The government should lift restrictions on the local banks and securities firms wishing to expand in China, pundits said yesterday.
“Limitations will be of little use as businesses will go wherever opportunities exist,” Hsieh Ming-ruey (謝明瑞), dean of the department of business at National Open University, told a seminar organized by the Taiwan Chamber of Commerce yesterday.
The economy can only benefit from open-door economic policies and gain from an expansion in international trade, he said.
Shen Chung-hua (沈中華), a professor in the department of finance at National Taiwan University, also urged the government to allow domestic banks to branch out into the Chinese market as soon as feasible.
While foreign banks’ move into the Chinese market has increased competition, the nation’s banking sector could still forge partnership with second-tier commercial banks at the city level, he told reporters after the seminar yesterday.

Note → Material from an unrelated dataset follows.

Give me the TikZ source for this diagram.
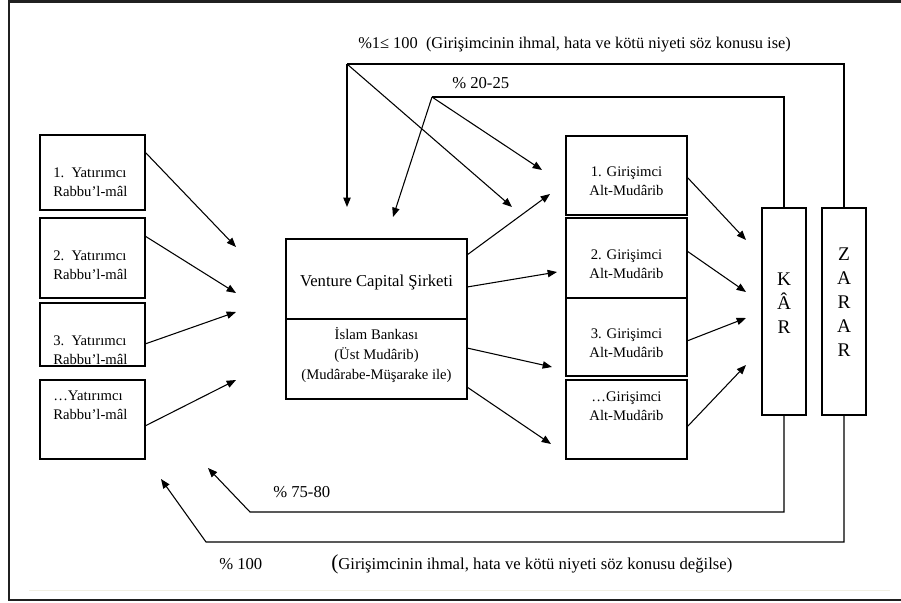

Shen, however, expressed concern at the consequences of domestic banks seeing a drop in savings and deposits and leaving debts behind while expanding in China.
“Some mechanism should be established to prevent such an outcome,” he said, without elaborating.
Another question Taiwan may face is whether the local financial market should be equally open to Chinese banks wishing to enter the market and set up subsidiaries.
“We should have confidence in our own market, which should be open to Chinese interests if they request to establish branches here,” Shen said.
Citing IMF statistics, Shen said Taiwan had the upper hand in financial expertise and talent over China.
Taiwan ranked No. 20 in attracting financial talent while China ranked No. 37, IMF data from 2005 showed.
Taiwanese banks were No. 17 and No. 30 respectively in operational efficiency and financial expertise, while China ranked No. 53 and No. 37.
Huang Ching-tan (黃慶堂), former deputy director general of the Ministry of Economics’ department of commerce, said yesterday that now is a perfect time for the government to relax the 40 percent capital cap on China-bound investments.